Ludwig van Beethoven

Ludwig van Beethoven reshaped piano music forever, challenging you to play with depth, independence, and real emotional intent.
You’ve probably played or heard his music long before knowing much about the man himself. Yet understanding who Beethoven was changes how you approach the keys. His works aren’t polite background pieces. They ask questions. They push back. They demand that you listen closely to yourself while you play.
Beethoven stands at the crossroads between classical order and romantic freedom. That tension lives in nearly every piece he wrote. When you learn his music, you’re learning how structure and emotion coexist, sometimes uncomfortably. That’s what makes it so powerful.
Beethoven the Revolutionary Composer
Ludwig van Beethoven didn’t follow the rules quietly. He stretched forms, expanded dynamics, and treated the piano as a dramatic instrument rather than a refined one. Before him, music often served courts and salons. With him, it served personal expression.
You’ll feel this immediately when playing his sonatas. Sudden contrasts. Unexpected silences. Moments that feel almost confrontational. That’s intentional. Beethoven wanted the player to engage, not just execute.
What His Music Teaches Your Hands
Beethoven’s piano writing develops independence fast. Your hands rarely do the same job. One shapes rhythm while the other sings. Sometimes they argue. That’s the point.
He also forces you to control articulation. Staccato isn’t decorative. Legato isn’t optional. Each touch carries meaning. If everything sounds the same, the music falls flat. Don’t worry if it feels demanding at first. That challenge is the lesson.
Learning to Think Like Beethoven
Beethoven thought in motives, not just melodies. Short ideas repeat, transform, and collide. When practicing, look for those fragments. Ask yourself… where did this idea first appear? How has it changed?
This kind of awareness helps you memorize more easily and play with intention instead of guesswork. You’re no longer reacting to notes. You’re telling a story that unfolds logically.
Expression Without Sentimentality
Here’s a trap many players fall into. Over-romanticizing Beethoven. Too much rubato. Too much pedal. Too much drama too early.

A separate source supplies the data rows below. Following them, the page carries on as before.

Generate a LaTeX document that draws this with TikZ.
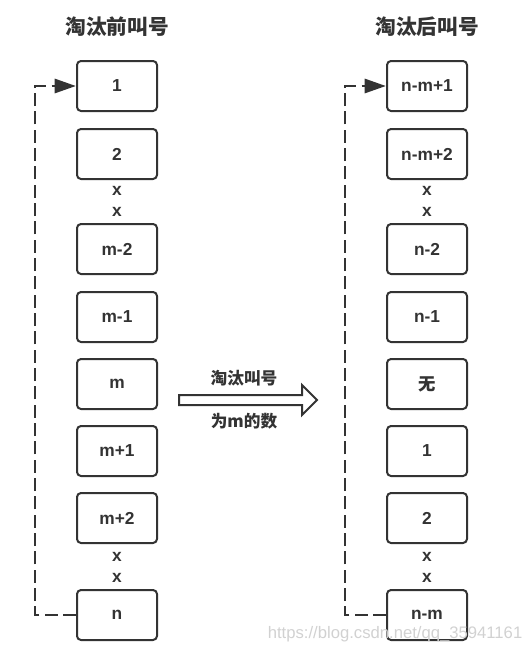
\documentclass[tikz,border=0pt]{standalone}
\usepackage{fontspec}
\setmainfont{Liberation Sans}
\newfontfamily\cjk{Noto Sans CJK SC}
\usepackage{xcolor}
\usetikzlibrary{arrows.meta,positioning}

\definecolor{ink}{HTML}{333333}

\begin{document}
\begin{tikzpicture}[x=0.75pt, y=-0.75pt,
    box/.style={draw=ink, line width=1.5pt, rounded corners=3pt, minimum width=60pt,
      minimum height=37.5pt, inner sep=0pt, text=ink, font=\fontsize{13}{15}\selectfont\bfseries},
    dots/.style={text=ink, font=\fontsize{13}{15}\selectfont\bfseries, inner sep=0pt},
    title/.style={text=ink, font=\fontsize{15.5}{18}\selectfont\cjk\bfseries},
    loopline/.style={draw=ink, line width=2.2pt, dash pattern=on 9.75pt off 4pt},
    tip/.style={-{Triangle[length=16pt, width=10.5pt]}}]
      \useasboundingbox (0,0) rectangle (529,653);

      % Before elimination
      \foreach \y/\t [count=\i] in {86/1, 154/2, 249/m-2, 317/m-1, 384/m, 451/m+1, 518/m+2, 615/n}
        \node[box] (l\i) at (117,\y) {\t};

      % After elimination
      \foreach \y/\t [count=\i] in {86/n-m+1, 154/n-m+2, 249/n-2, 317/n-1, 384/{\cjk 无}, 451/1, 518/2, 615/n-m}
        \node[box] (r\i) at (427,\y) {\t};

      % Skipped entries
      \foreach \x/\s in {117/l, 427/r} {
        \node[dots] (\s a) at (\x,191) {x};
        \node[dots] (\s b) at (\x,212) {x};
        \node[dots] (\s c) at (\x,557) {x};
        \node[dots] (\s d) at (\x,578) {x};
      }

      % Titles
      \node[title] (tl) at (117,27) {淘汰前叫号};
      \node[title] (tr) at (427,27) {淘汰后叫号};

      % Wrap-around
      \draw[loopline, tip] (l8.west) -- ++(-41,0) |- (l1.west);
      \draw[loopline, tip] (r8.west) -- ++(-41,0) |- (r1.west);

      % Middle arrow
      \draw[draw=ink, line width=1.5pt, fill=white, line join=miter]
        (179,395) -- (302,395) -- (302,385) -- (317,400) -- (302,415) -- (302,405) -- (179,405) -- cycle;
      \node[title, font=\fontsize{12.5}{14}\selectfont\cjk\bfseries] (m1) at (244,378) {淘汰叫号};
      \node[title, font=\fontsize{12.5}{14}\selectfont\cjk\bfseries] (m2) at (244,421) {为m的数};

      % Watermark
      \node[text=black!18, font=\fontsize{12.5}{14}\selectfont, anchor=east] (wm) at (527,634) {https://blog.csdn.net/qq\_35941161};
\end{tikzpicture}
\end{document}
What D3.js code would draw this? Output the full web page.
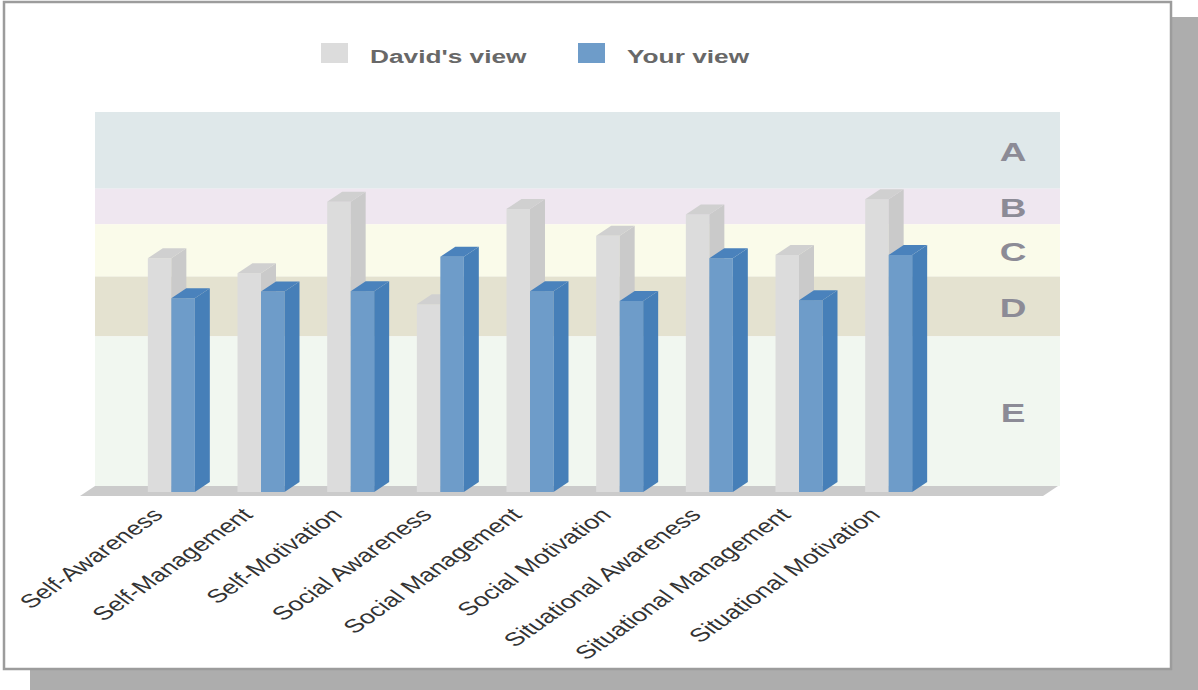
<!DOCTYPE html>
<html>
<head>
<meta charset="utf-8">
<script src="https://cdn.jsdelivr.net/npm/d3@7"></script>
<style>
  html, body { margin: 0; padding: 0; background: #ffffff; }
  svg { display: block; }
  text { font-family: "Liberation Sans", Arial, sans-serif; }
</style>
</head>
<body>
<svg id="chart" width="1198" height="690"></svg>
<script>
// ---- data ----
const categories = ["Self-Awareness", "Self-Management", "Self-Motivation", "Social Awareness",
  "Social Management", "Social Motivation", "Situational Awareness", "Situational Management",
  "Situational Motivation"];
const davidValues = [62.5, 58.5, 77.6, 50.2, 75.7, 68.5, 74.2, 63.4, 78.3];
const yourValues  = [51.8, 53.6, 53.7, 62.9, 53.7, 51.1, 62.5, 51.3, 63.4];
const seriesNames = ["David's view", "Your view"];
const bandLabels  = ["A", "B", "C", "D", "E"];
const bandTops    = [100, 79.5, 70, 56, 40];
const bandBottoms = [79.5, 70, 56, 40, 0];

// ---- styles ----
const bandColors = ["#dfe8ea", "#efe7f0", "#fafbea", "#e4e2d0", "#f1f7f0"];
const seriesFront = ["#dcdcdc", "#6e9cc9"];
const seriesSide  = ["#cacaca", "#467fb8"];
const seriesTop   = ["#d0d0d0", "#4a82bc"];
const SX = 1.42; // horizontal stretch of text

const svg = d3.select("#chart");

// frame with shadow
svg.append("rect").attr("x", 30).attr("y", 17).attr("width", 1168).attr("height", 673).attr("fill", "#adadad");
svg.append("rect").attr("x", 4).attr("y", 2).attr("width", 1167).attr("height", 667)
  .attr("fill", "#ffffff").attr("stroke", "#9c9c9c").attr("stroke-width", 2.5);

// scales
const wallLeft = 95, wallRight = 1060;
const depthX = 15, depthY = 10, frontOffset = 6;
const y = d3.scaleLinear().domain([0, 100]).range([486, 112]);
const x = d3.scaleBand().domain(categories).range([126.5, 933.5])
  .paddingInner(0.476).paddingOuter(0.238);
const x1 = d3.scaleBand().domain(seriesNames).range([0, x.bandwidth()]);

// back wall bands
const bands = bandLabels.map((l, i) => ({ label: l, top: bandTops[i], bottom: bandBottoms[i], color: bandColors[i] }));
svg.append("g").selectAll("rect").data(bands).join("rect")
  .attr("x", wallLeft).attr("width", wallRight - wallLeft)
  .attr("y", d => y(d.top)).attr("height", d => y(d.bottom) - y(d.top))
  .attr("fill", d => d.color);

svg.append("g").selectAll("text").data(bands).join("text")
  .attr("transform", d => `translate(1013,${(y(d.top) + y(d.bottom)) / 2 + 1}) scale(${SX},1)`)
  .attr("text-anchor", "middle").attr("dy", "0.36em")
  .attr("font-size", 26).attr("font-weight", "bold").attr("fill", "#8c8b96")
  .text(d => d.label);

// floor
const y0 = y(0);
svg.append("path")
  .attr("d", `M${wallLeft},${y0} L${wallRight - 2},${y0} L${wallRight - 2 - depthX},${y0 + depthY} L${wallLeft - depthX},${y0 + depthY} Z`)
  .attr("fill", "#cbcbcb");

// bars
const barData = [];
categories.forEach((c, i) => {
  [davidValues[i], yourValues[i]].forEach((v, s) => barData.push({ cat: c, s, v }));
});
const yb = v => y(v) + frontOffset;
const bw = x1.bandwidth();
const bars = svg.append("g").selectAll("g").data(barData).join("g");
bars.append("rect")
  .attr("x", d => x(d.cat) + x1(seriesNames[d.s])).attr("width", bw)
  .attr("y", d => yb(d.v)).attr("height", d => yb(0) - yb(d.v))
  .attr("fill", d => seriesFront[d.s]);
bars.append("path")
  .attr("d", d => {
    const x0 = x(d.cat) + x1(seriesNames[d.s]);
    const t = yb(d.v), b = yb(0);
    return `M${x0 + bw},${t} L${x0 + bw + depthX},${t - depthY} L${x0 + bw + depthX},${b - depthY} L${x0 + bw},${b} Z`;
  })
  .attr("fill", d => seriesSide[d.s]);
bars.append("path")
  .attr("d", d => {
    const x0 = x(d.cat) + x1(seriesNames[d.s]);
    const t = yb(d.v);
    return `M${x0},${t} L${x0 + depthX},${t - depthY} L${x0 + bw + depthX},${t - depthY} L${x0 + bw},${t} Z`;
  })
  .attr("fill", d => seriesTop[d.s]);

// category labels
svg.append("g").selectAll("text").data(categories).join("text")
  .attr("transform", d => `translate(${x(d) + x.bandwidth() / 2 - 7},516) scale(${SX},1) rotate(-45)`)
  .attr("text-anchor", "end")
  .attr("font-size", 19).attr("fill", "#333333")
  .text(d => d);

// legend
const legendX = [321, 578];
const legend = svg.append("g").selectAll("g").data(seriesNames).join("g");
legend.append("rect")
  .attr("x", (d, i) => legendX[i]).attr("y", 43).attr("width", 27).attr("height", 20)
  .attr("fill", (d, i) => seriesFront[i]);
legend.append("text")
  .attr("transform", (d, i) => `translate(${legendX[i] + 49},63) scale(${SX},1)`)
  .attr("font-size", 18.5).attr("font-weight", "bold").attr("fill", "#686868")
  .text(d => d);
</script>
</body>
</html>
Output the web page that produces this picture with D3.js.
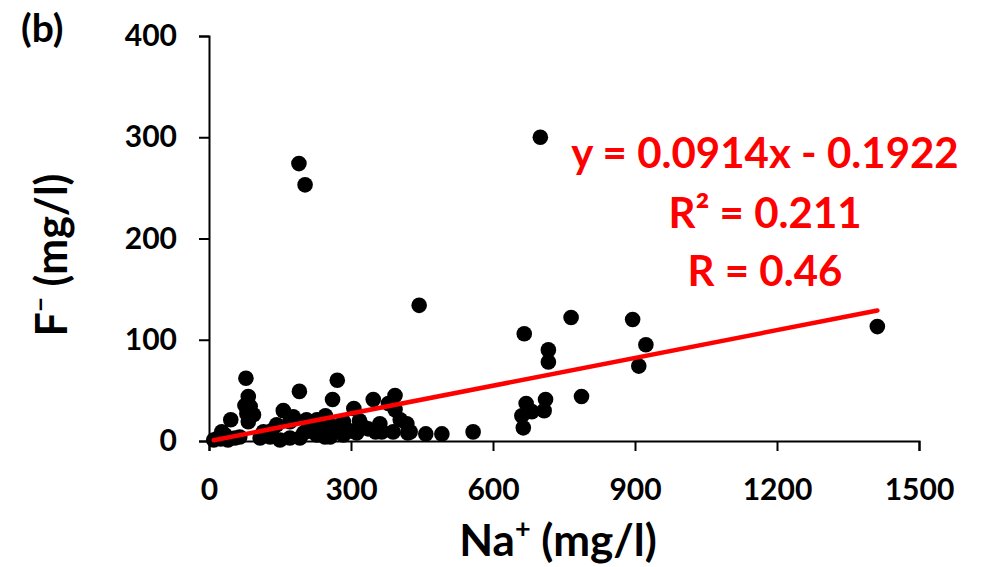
<!DOCTYPE html>
<html>
<head>
<meta charset="utf-8">
<script src="https://cdn.jsdelivr.net/npm/d3@7"></script>
<style>
    body { margin: 0; background: #ffffff; }
    svg { display: block; }
    text { font-family: Lato, "Open Sans", sans-serif; font-weight: bold; }
</style>
</head>
<body>
<div id="chart"></div>
<script>
// Na+ (mg/l) values of the samples
const naValues = [
    190, 203, 700, 444, 765, 895, 666, 717, 717, 923, 908, 1412,
    787, 711, 670, 682, 708, 661, 664, 558, 492, 458, 420,
    78, 83, 76, 87, 80, 94, 46, 83, 191, 157, 34, 19, 115, 143, 171, 206,
    108, 150, 192, 220,
    271, 261, 347, 393, 306, 379, 393, 228, 256, 284, 326, 361, 404, 418,
    425, 365, 312, 256, 228, 284, 389,
    178, 129, 171, 245, 10, 25, 40, 55, 65, 27,
    132, 200, 238, 266, 298, 336, 352, 214, 246, 318
];
// F- (mg/l) values of the same samples
const fValues = [
    274, 253, 300, 134, 122, 120, 106, 90, 78, 95, 74, 113,
    44, 41, 37, 29, 30, 25, 13, 9, 7, 7, 8,
    62, 44, 35, 34, 27, 26, 21, 19, 49, 30, 6, 3, 9, 16, 19, 21,
    3, 1, 3, 9,
    60, 41, 41, 45, 32, 37, 31, 21, 16, 19, 14, 17, 21, 17,
    9, 9, 8, 4, 6, 6, 9,
    24, 4, 3, 4, 1, 2, 1, 3, 4, 9,
    10, 8, 12, 10, 10, 12, 9, 14, 25, 20
];
const xTicks = [0, 300, 600, 900, 1200, 1500];
const yTicks = [0, 100, 200, 300, 400];

// trend line y = slope * x + intercept
const slope = 0.0914;
const intercept = -0.1922;
const statLines = ["y = 0.0914x - 0.1922", "R² = 0.211", "R = 0.46"];

const width = 981;
const height = 567;

const svg = d3.select("#chart")
    .append("svg")
    .attr("width", width)
    .attr("height", height);

const x = d3.scaleLinear().domain([0, 1500]).range([209, 919]);
const y = d3.scaleLinear().domain([0, 400]).range([441, 36]);

// x axis
svg.append("g")
    .attr("transform", `translate(0,${y(0)})`)
    .call(d3.axisBottom(x).tickValues(xTicks).tickFormat(d3.format("d"))
        .tickSize(10).tickSizeOuter(10).tickPadding(28))
    .call(g => g.selectAll(".domain, .tick line").attr("stroke", "#000").attr("stroke-width", 2))
    .call(g => g.selectAll(".tick text").attr("fill", "#000").attr("font-size", "30px")
        .attr("font-family", "Lato, 'Open Sans', sans-serif").attr("font-weight", "bold"));

// y axis
svg.append("g")
    .attr("transform", `translate(${x(0)},0)`)
    .call(d3.axisLeft(y).tickValues(yTicks).tickFormat(d3.format("d"))
        .tickSize(10).tickSizeOuter(10).tickPadding(22))
    .call(g => g.selectAll(".domain, .tick line").attr("stroke", "#000").attr("stroke-width", 2))
    .call(g => g.selectAll(".tick text").attr("fill", "#000").attr("font-size", "30px")
        .attr("font-family", "Lato, 'Open Sans', sans-serif").attr("font-weight", "bold"));

// points
svg.append("g")
    .selectAll("circle")
    .data(naValues)
    .enter()
    .append("circle")
    .attr("cx", d => x(d))
    .attr("cy", (d, i) => y(fValues[i]))
    .attr("r", 7.8)
    .attr("fill", "#000");

// trend line over the data range
const xExtent = d3.extent(naValues);
const line = d3.line()
    .x(d => x(d))
    .y(d => y(slope * d + intercept));

svg.append("path")
    .datum(xExtent)
    .attr("fill", "none")
    .attr("stroke", "#ff0000")
    .attr("stroke-width", 4.5)
    .attr("stroke-linecap", "round")
    .attr("d", line);

// equation text
svg.append("g")
    .selectAll("text")
    .data(statLines)
    .enter()
    .append("text")
    .attr("x", 765)
    .attr("y", (d, i) => [168, 228, 286][i])
    .attr("text-anchor", "middle")
    .attr("font-size", "42px")
    .attr("fill", "#ff0000")
    .text(d => d);

// panel label
svg.append("text")
    .attr("x", 21)
    .attr("y", 42)
    .attr("font-size", "39px")
    .attr("fill", "#000")
    .text("(b)");

// x axis title
const xTitle = svg.append("text")
    .attr("x", 558)
    .attr("y", 556)
    .attr("text-anchor", "middle")
    .attr("font-size", "44px")
    .attr("fill", "#000");
xTitle.append("tspan").text("Na");
xTitle.append("tspan").attr("font-size", "27px").attr("baseline-shift", "65%").text("+");
xTitle.append("tspan").text(" (mg/l)");

// y axis title
const yTitle = svg.append("text")
    .attr("transform", "translate(67,255) rotate(-90)")
    .attr("text-anchor", "middle")
    .attr("font-size", "43px")
    .attr("fill", "#000");
yTitle.append("tspan").text("F");
yTitle.append("tspan").attr("font-size", "26px").attr("baseline-shift", "65%").text("−");
yTitle.append("tspan").text(" (mg/l)");
</script>
</body>
</html>
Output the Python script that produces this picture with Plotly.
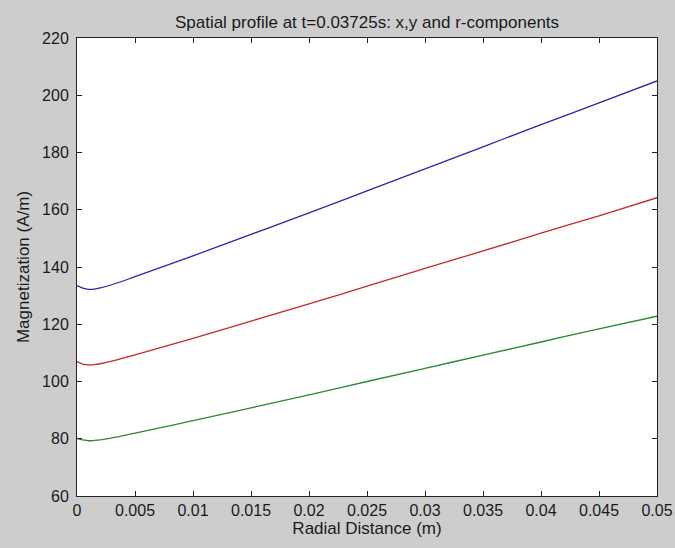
import plotly.graph_objects as go

# Radial distance samples (m)
radial_distance = [0, 0.0005, 0.001, 0.0015, 0.002, 0.003, 0.005, 0.01, 0.015,
                   0.02, 0.025, 0.03, 0.035, 0.04, 0.045, 0.05]
# r-component (blue)
mag_r = [133.5, 132.6, 132.2, 132.3, 132.7, 133.8, 136.6, 143.9, 151.4,
         158.9, 166.6, 174.3, 182.0, 189.7, 197.3, 205.0]
# y-component (red)
mag_y = [107.0, 106.1, 105.8, 105.9, 106.2, 107.1, 109.3, 115.1, 121.1,
         127.1, 133.3, 139.5, 145.6, 151.8, 157.9, 164.2]
# x-component (green)
mag_x = [80.1, 79.6, 79.3, 79.4, 79.6, 80.3, 82.0, 86.3, 90.8,
         95.3, 100.0, 104.6, 109.2, 113.8, 118.4, 122.8]

x_ticks = [0, 0.005, 0.01, 0.015, 0.02, 0.025, 0.03, 0.035, 0.04, 0.045, 0.05]
x_tick_labels = ["0", "0.005", "0.01", "0.015", "0.02", "0.025", "0.03",
                 "0.035", "0.04", "0.045", "0.05"]
y_ticks = [60, 80, 100, 120, 140, 160, 180, 200, 220]

fig = go.Figure()
fig.add_trace(go.Scatter(x=radial_distance, y=mag_r, mode="lines",
                         line=dict(color="#2a2aa0", width=1.3, shape="spline"),
                         showlegend=False))
fig.add_trace(go.Scatter(x=radial_distance, y=mag_y, mode="lines",
                         line=dict(color="#c42a2a", width=1.3, shape="spline"),
                         showlegend=False))
fig.add_trace(go.Scatter(x=radial_distance, y=mag_x, mode="lines",
                         line=dict(color="#2a8a2a", width=1.3, shape="spline"),
                         showlegend=False))

FONT = "Liberation Sans, Arial, sans-serif"
tick_font = dict(family=FONT, size=16, color="#1a1a1a")
label_font = dict(family=FONT, size=17, color="#1a1a1a")

fig.update_layout(
    width=675, height=548,
    paper_bgcolor="#cdcdcd",
    plot_bgcolor="#ffffff",
    margin=dict(l=77, r=18, t=38, b=52, autoexpand=False),
    title=dict(text="Spatial profile at t=0.03725s: x,y and r-components",
               x=0.5, xref="paper", xanchor="center",
               y=1 - 22 / 548, yanchor="middle",
               font=dict(family=FONT, size=17, color="#1a1a1a")),
    font=tick_font,
)
fig.update_xaxes(
    range=[0, 0.05], tickvals=x_ticks, ticktext=x_tick_labels,
    showgrid=False, zeroline=False,
    showline=True, linecolor="#222222", linewidth=1, mirror="ticks",
    ticks="inside", ticklen=5, tickcolor="#222222",
    tickfont=tick_font, ticklabelstandoff=0,
    automargin=False,
    title=dict(text="Radial Distance (m)", font=label_font, standoff=3),
)
fig.update_yaxes(
    range=[60, 220], tickvals=y_ticks,
    showgrid=False, zeroline=False,
    showline=True, linecolor="#222222", linewidth=1, mirror="ticks",
    ticks="inside", ticklen=5, tickcolor="#222222",
    tickfont=tick_font, ticklabelstandoff=4,
    automargin=False,
    title=dict(text="Magnetization (A/m)", font=label_font, standoff=8),
)

fig.write_html(
    "out.html",
    config={"displayModeBar": False},
    post_script="document.body.style.margin='0';document.body.style.background='#cdcdcd';",
)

Beethoven’s emotion comes from clarity and contrast, not indulgence. Strong rhythms matter. Clean voicing matters. When you respect the structure, the emotion hits harder. It’s like holding back a laugh until the timing is perfect.
Why Beethoven Is Essential for Piano Growth
If you want to sound less mechanical and more human, Beethoven is unavoidable. His music trains your ear to hear tension. It trains your hands to respond independently. It trains your mind to stay engaged.
Playing Beethoven through interactive sheet music lets you focus on those musical decisions in real time. With Chordzy, you can play directly in your browser, hear feedback immediately, and explore phrasing without getting stuck in repetition. Click into the sheet music and start playing when curiosity strikes.
Beethoven’s Legacy at the Keyboard
Even today, Beethoven shapes how pianists think. Nearly every composer after him reacted to his ideas in some way. When you study his work, you’re stepping into that lineage.
Take your time with it. Experiment. Push boundaries a little. Then pull back. That tension you feel while practicing? That’s Beethoven doing his job. And if it feels hard some days, that’s normal. Growth usually sounds messy before it sounds convincing.